Getting universities to recognize the academic relevance of hip-hop requires an aggressive and resolute attitude, according to Dr. Larry Ridley, a jazz bassist who was a contemporary of the late Max Roach and a professor at Rutgers University.

"We have to think of ourselves as revolutionaries," he said.

According to Dr. Velma LaPoint, a professor at Howard University, one of the major challenges to establishing a hip-hop curriculum is the lack of recognition of hip-hop-oriented publications in academia.

"We're always fighting the canon," she said.

Dr. LaPoint currently teaches "Black Youth in Hip-Hop" as a special topics course, which has not been officially approved by Howard's curriculum committee. She has also received a grant to create a graduate course on the use of hip-hop in youth education, health and human services.

"Hip-hop can be packaged so it's academically sound," she added.

The panel was moderated by Dr. William Smith, a music professor at American University and the author of "Hip-Hop as Performance and Ritual," who described the difficulty of getting approval for a hip-hop culture class at AU, which is now available only in the summer semester.

Keynote speaker Toni Blackman has a different background in hip-hop education, one that is centered around the cipher, or freestyle circle. Blackman founded the Freestyle Union Cipher Workshop with a dozen emcees in Washington in the early '90s, and since then has been using the art form itself as a form of education.

"The future of hip-hop education is in the cipher," Blackman said. "There is so much wisdom in the cipher."

In her presentation, Blackman spoke of the potential of hip-hop for improving the education system.

"There is a culture of professors who are accessing the power of hip hop," she said. "Who is to say that hip hop professionals will not carry a bigger torch in the future?"

After Blackman's presentation, those who attended the conference put these ideas into action by initiating a brief cipher, in which Blackman, Smith and others performed freestyle rap verses on various sociological and historical topics while everyone else, from the students in attendance to 70-year-old Ridley, provided a cappella beats.

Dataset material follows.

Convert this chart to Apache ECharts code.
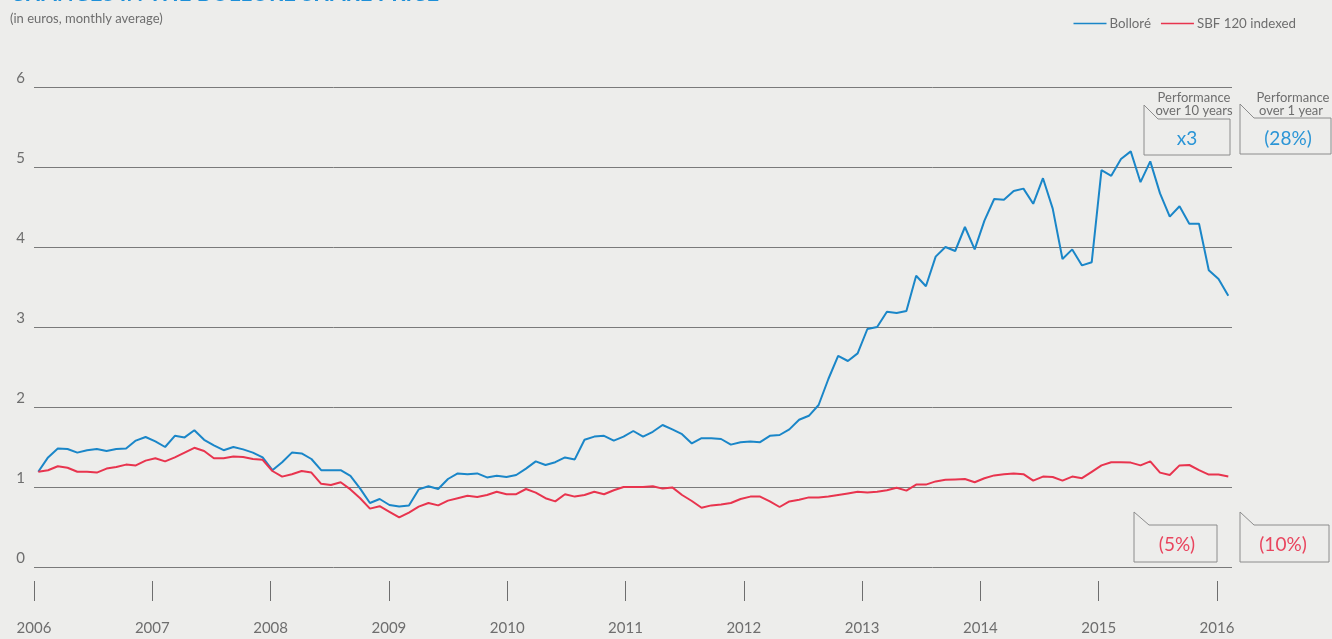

"This is exactly what we've been talking about," Smith said when the cipher was over.

Students came to the conference from Washington-area universities and also from as far away as NYU and Ohio State.

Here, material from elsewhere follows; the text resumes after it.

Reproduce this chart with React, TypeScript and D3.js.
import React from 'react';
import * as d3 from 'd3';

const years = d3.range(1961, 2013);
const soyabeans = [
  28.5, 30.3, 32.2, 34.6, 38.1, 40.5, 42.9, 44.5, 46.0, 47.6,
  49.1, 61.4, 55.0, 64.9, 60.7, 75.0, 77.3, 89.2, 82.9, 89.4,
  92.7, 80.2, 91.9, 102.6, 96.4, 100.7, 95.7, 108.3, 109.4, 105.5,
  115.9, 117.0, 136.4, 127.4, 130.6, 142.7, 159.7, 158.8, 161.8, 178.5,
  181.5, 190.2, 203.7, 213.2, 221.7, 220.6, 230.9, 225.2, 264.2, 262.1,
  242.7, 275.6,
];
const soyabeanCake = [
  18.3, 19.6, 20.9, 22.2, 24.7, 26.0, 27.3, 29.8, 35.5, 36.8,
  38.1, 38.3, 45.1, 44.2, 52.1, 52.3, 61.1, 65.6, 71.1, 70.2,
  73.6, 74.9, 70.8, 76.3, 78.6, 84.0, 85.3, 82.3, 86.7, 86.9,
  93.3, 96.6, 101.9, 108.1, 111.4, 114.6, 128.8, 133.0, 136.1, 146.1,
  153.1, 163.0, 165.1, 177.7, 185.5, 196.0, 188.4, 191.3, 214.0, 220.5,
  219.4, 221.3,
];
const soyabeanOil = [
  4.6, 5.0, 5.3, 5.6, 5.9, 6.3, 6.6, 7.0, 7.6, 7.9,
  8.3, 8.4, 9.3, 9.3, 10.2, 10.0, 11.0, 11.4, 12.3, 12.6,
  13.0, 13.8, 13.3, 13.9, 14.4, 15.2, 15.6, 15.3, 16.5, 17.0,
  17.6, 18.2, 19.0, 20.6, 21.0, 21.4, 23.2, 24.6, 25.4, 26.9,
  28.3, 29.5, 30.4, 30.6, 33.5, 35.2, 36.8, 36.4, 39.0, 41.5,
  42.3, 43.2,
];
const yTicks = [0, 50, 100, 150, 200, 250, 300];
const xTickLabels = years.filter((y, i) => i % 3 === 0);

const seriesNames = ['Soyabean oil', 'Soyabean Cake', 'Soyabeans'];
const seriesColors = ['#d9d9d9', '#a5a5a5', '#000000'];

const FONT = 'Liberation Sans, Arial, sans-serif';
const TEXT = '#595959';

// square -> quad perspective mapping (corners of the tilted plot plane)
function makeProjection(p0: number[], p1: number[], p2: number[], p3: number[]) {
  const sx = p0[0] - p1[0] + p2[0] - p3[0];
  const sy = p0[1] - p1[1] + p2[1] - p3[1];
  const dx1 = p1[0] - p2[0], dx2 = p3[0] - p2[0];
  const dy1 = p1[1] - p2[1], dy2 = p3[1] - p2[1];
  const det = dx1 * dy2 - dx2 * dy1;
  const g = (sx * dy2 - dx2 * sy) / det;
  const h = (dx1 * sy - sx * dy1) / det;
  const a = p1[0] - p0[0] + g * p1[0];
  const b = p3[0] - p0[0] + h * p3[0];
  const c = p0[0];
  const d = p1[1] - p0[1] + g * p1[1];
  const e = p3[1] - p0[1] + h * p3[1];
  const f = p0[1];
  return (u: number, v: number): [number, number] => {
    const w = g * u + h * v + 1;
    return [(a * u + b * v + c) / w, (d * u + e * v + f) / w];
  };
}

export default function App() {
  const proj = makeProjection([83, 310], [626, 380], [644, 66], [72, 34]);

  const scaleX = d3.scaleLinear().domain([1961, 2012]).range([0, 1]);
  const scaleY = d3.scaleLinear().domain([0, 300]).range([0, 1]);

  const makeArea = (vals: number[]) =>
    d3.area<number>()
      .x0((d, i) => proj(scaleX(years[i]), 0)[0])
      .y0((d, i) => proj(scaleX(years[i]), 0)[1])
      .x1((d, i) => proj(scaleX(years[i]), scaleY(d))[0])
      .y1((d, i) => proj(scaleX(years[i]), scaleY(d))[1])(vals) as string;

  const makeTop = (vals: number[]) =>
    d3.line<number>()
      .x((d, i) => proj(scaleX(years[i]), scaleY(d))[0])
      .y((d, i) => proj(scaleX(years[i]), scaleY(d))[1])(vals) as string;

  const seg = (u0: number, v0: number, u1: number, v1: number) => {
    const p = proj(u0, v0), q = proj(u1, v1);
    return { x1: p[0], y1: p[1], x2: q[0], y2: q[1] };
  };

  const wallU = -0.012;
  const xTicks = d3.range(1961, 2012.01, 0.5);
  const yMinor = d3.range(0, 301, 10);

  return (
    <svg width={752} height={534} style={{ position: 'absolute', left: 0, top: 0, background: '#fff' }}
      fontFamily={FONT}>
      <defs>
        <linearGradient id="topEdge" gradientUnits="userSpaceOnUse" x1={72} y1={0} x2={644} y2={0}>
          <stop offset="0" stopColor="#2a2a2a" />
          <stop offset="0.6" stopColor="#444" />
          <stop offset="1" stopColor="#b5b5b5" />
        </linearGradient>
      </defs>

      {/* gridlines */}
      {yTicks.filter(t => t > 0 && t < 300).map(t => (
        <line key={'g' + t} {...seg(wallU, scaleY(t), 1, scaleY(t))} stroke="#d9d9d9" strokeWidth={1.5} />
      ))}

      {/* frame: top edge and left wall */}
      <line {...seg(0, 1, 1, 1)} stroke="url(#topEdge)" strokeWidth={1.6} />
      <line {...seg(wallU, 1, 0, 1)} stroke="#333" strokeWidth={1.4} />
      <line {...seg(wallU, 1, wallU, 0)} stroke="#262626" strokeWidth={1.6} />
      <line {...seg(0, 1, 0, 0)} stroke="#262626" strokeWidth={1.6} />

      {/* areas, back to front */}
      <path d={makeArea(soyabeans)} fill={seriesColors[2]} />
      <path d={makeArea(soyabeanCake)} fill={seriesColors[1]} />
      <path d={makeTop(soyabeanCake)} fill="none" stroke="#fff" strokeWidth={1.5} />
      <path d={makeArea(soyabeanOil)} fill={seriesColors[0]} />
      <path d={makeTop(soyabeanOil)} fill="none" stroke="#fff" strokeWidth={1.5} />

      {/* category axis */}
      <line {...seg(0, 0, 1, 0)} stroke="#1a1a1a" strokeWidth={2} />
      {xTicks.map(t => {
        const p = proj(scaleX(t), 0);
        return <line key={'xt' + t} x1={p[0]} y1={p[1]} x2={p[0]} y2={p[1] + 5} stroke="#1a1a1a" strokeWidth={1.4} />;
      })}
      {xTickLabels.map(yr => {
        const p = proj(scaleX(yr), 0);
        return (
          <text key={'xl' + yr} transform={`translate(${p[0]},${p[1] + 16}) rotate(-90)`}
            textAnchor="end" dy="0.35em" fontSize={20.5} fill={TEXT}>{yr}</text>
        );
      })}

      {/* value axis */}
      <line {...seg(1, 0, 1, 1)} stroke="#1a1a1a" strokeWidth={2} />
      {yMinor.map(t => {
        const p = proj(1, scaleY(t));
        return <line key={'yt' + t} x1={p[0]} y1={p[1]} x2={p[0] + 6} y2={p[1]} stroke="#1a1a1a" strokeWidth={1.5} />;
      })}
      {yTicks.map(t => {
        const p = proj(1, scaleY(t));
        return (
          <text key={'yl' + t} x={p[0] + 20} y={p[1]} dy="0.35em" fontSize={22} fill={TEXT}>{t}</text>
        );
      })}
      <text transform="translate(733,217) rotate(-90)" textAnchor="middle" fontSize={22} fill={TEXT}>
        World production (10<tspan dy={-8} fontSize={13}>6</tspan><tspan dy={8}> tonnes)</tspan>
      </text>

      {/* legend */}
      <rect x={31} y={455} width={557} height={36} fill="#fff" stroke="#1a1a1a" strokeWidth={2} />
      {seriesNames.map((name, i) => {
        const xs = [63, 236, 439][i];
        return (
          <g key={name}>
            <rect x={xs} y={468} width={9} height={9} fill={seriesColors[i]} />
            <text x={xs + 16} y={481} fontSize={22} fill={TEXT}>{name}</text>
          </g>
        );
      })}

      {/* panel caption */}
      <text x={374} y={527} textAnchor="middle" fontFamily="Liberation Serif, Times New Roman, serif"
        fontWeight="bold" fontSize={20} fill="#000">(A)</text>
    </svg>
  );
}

"Education is about students finding their voice and talents," said Jovette Gadson, managing editor of Words Beats and Life, a hip hop journal that cosponsored the conference. "Hip hop is the vehicle."

Throughout the conference, speakers emphasized the relative newness of the initiative to incorporate hip hop into higher education, saying that the biggest innovations are yet to come.

"We haven't even touched the surface of what we are capable of," Blackman said.